The US government is concerned that terrorists could use Mombasa port to ferry narcotics, nuclear and radiological material.
The embassy, through a statement, warned yesterday that legitimate nuclear or radiological cargo was prone to misuse by terrorists, hence the need for vigilance at ports of entry.
The statement indicated that for close to 10 years the US' Export Control and Border Security Progamme had worked with Kenyan agencies to improve security at Kenya's entry ports.
This checked and prevented proliferation of weapons of mass destruction as well as conventional weapons.
To boost this, the Americans, working in conjunction with several countries and the United Nations Office of Drugs and Crime (UNODC), supplied Kenya with equipment to detect the illicit cargo.
Yesterday, the US ambassador to Kenya Kyle McCarter toured Mombasa port to witness how the equipment works to detect nuclear and radiological matter.
He also checked on how a multi-agency team at the port analysed shipping documents to assess risk associated to strategic goods.
According to the statement, some of the suspect goods were legitimate cargo with dual use capability "in that they are generally used for legitimate industry, but can also be misused to develop a weapon."
McCarter handed over the Sh3 billion monitoring tool to Kenya Ports Authority (KPA) to be used at the Mombasa port.

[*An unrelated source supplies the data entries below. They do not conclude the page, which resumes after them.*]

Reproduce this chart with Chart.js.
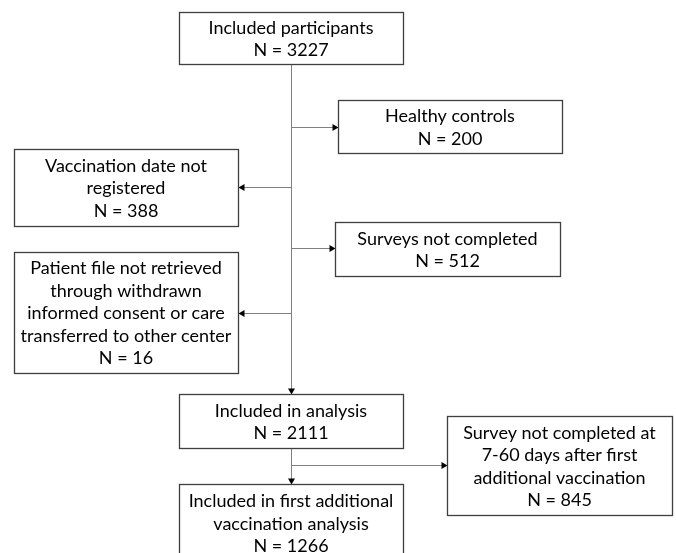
<!DOCTYPE html>
<html>
<head>
<meta charset="utf-8">
<script src="https://cdn.jsdelivr.net/npm/chart.js@4"></script>
<style>
  html, body { margin: 0; padding: 0; background: #ffffff; }
  #wrap { width: 676px; height: 553px; position: relative; }
</style>
</head>
<body>
<div id="wrap"><canvas id="c"></canvas></div>
<script>
// ---- Data ----
const stepLabels = [
  ["Included participants"],
  ["Healthy controls"],
  ["Vaccination date not", "registered"],
  ["Surveys not completed"],
  ["Patient file not retrieved", "through withdrawn", "informed consent or care", "transferred to other center"],
  ["Included in analysis"],
  ["Survey not completed at", "7-60 days after first", "additional vaccination"],
  ["Included in first additional", "vaccination analysis"]
];
const stepCounts = [3227, 200, 388, 512, 16, 2111, 845, 1266];

// ---- Layout (diagram coordinates: left, top, right, bottom) ----
const boxLayout = [
  [179, 12, 403, 64],
  [338, 100, 562, 153],
  [14, 149, 238, 226],
  [335, 222, 560, 276],
  [14, 252, 238, 373],
  [179, 394, 403, 448],
  [447, 416, 672, 515],
  [179, 484, 403, 562]
];
// connectors: [x1, y1, x2, y2, arrowAtEnd]
const connectors = [
  [291, 64, 291, 394, true],
  [291, 127, 338, 127, true],
  [291, 187, 238, 187, true],
  [291, 248, 335, 248, true],
  [291, 313, 238, 313, true],
  [291, 448, 291, 484, true],
  [291, 465, 447, 465, true]
];

const FONT = '18px Lato, "Open Sans", sans-serif';
const LINE_H = 22.5;
const TEXT_SHIFT = 1;

const flowPlugin = {
  id: 'flow',
  afterDraw(chart) {
    const ctx = chart.ctx;
    const X = v => chart.scales.x.getPixelForValue(v);
    const Y = v => chart.scales.y.getPixelForValue(v);
    ctx.save();
    // connectors
    connectors.forEach(([x1, y1, x2, y2, arr]) => {
      const px1 = X(x1), py1 = Y(y1), px2 = X(x2), py2 = Y(y2);
      ctx.strokeStyle = '#808080';
      ctx.lineWidth = 1;
      ctx.beginPath();
      ctx.moveTo(Math.round(px1) + 0.5, Math.round(py1) + 0.5);
      ctx.lineTo(Math.round(px2) + 0.5, Math.round(py2) + 0.5);
      ctx.stroke();
      if (arr) {
        const ang = Math.atan2(py2 - py1, px2 - px1);
        const L = 6, W = 3.5;
        const tx = Math.round(px2) + 0.5, ty = Math.round(py2) + 0.5;
        ctx.fillStyle = '#000000';
        ctx.beginPath();
        ctx.moveTo(tx, ty);
        ctx.lineTo(tx - L * Math.cos(ang) + W * Math.sin(ang), ty - L * Math.sin(ang) - W * Math.cos(ang));
        ctx.lineTo(tx - L * Math.cos(ang) - W * Math.sin(ang), ty - L * Math.sin(ang) + W * Math.cos(ang));
        ctx.closePath();
        ctx.fill();
      }
    });
    // boxes
    boxLayout.forEach((b, i) => {
      const l = X(b[0]), t = Y(b[1]), r = X(b[2]), bt = Y(b[3]);
      ctx.fillStyle = '#ffffff';
      ctx.fillRect(l, t, r - l, bt - t);
      ctx.strokeStyle = '#3f3f3f';
      ctx.lineWidth = 1.3;
      ctx.strokeRect(Math.round(l) + 0.5, Math.round(t) + 0.5, Math.round(r - l), Math.round(bt - t));
      const lines = stepLabels[i].concat(['N = ' + stepCounts[i]]);
      const cx = (l + r) / 2, cy = (t + bt) / 2 + TEXT_SHIFT;
      ctx.fillStyle = '#000000';
      ctx.font = FONT;
      ctx.textAlign = 'center';
      ctx.textBaseline = 'middle';
      const n = lines.length;
      lines.forEach((s, k) => {
        ctx.fillText(s, cx, cy + (k - (n - 1) / 2) * LINE_H);
      });
    });
    ctx.restore();
  }
};

new Chart(document.getElementById('c'), {
  type: 'scatter',
  data: { datasets: [{ data: [], pointRadius: 0 }] },
  options: {
    responsive: true,
    maintainAspectRatio: false,
    animation: false,
    layout: { padding: 0 },
    scales: {
      x: { type: 'linear', min: 0, max: 676, display: false },
      y: { type: 'linear', min: 0, max: 553, reverse: true, display: false }
    },
    plugins: { legend: { display: false }, tooltip: { enabled: false } }
  },
  plugins: [flowPlugin]
});
</script>
</body>
</html>
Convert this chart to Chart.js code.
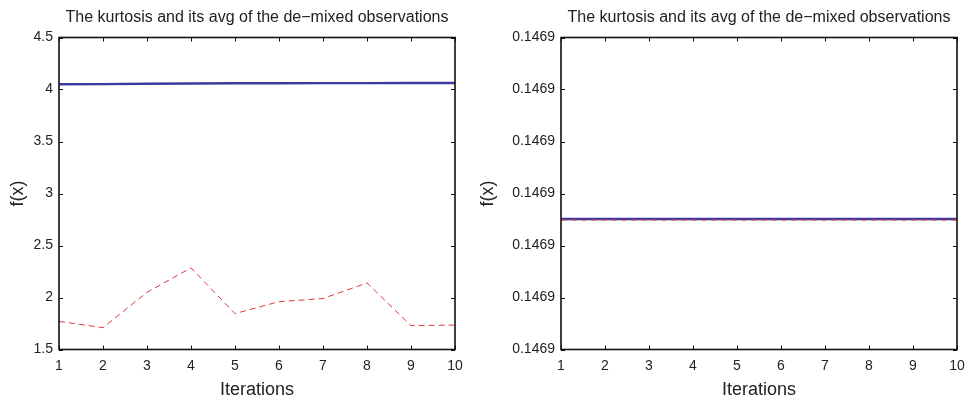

He held a closed-door meeting with KPA Managing Director Daniel Manduku, Kenya Revenue Authority officials, led by regional boss Nicholas Kinoti, and other officials at KPA headquarters.
The envoy said his government had installed 11 radiation portal monitors and central alarm station provided portable monitors to ensure any nuclear material was detected effectively.
“We will continue working with Kenya in many areas for the success of our families and particularly for youths,” said McCarter.
He said the US was also working with UNODC to tackle the drug menace.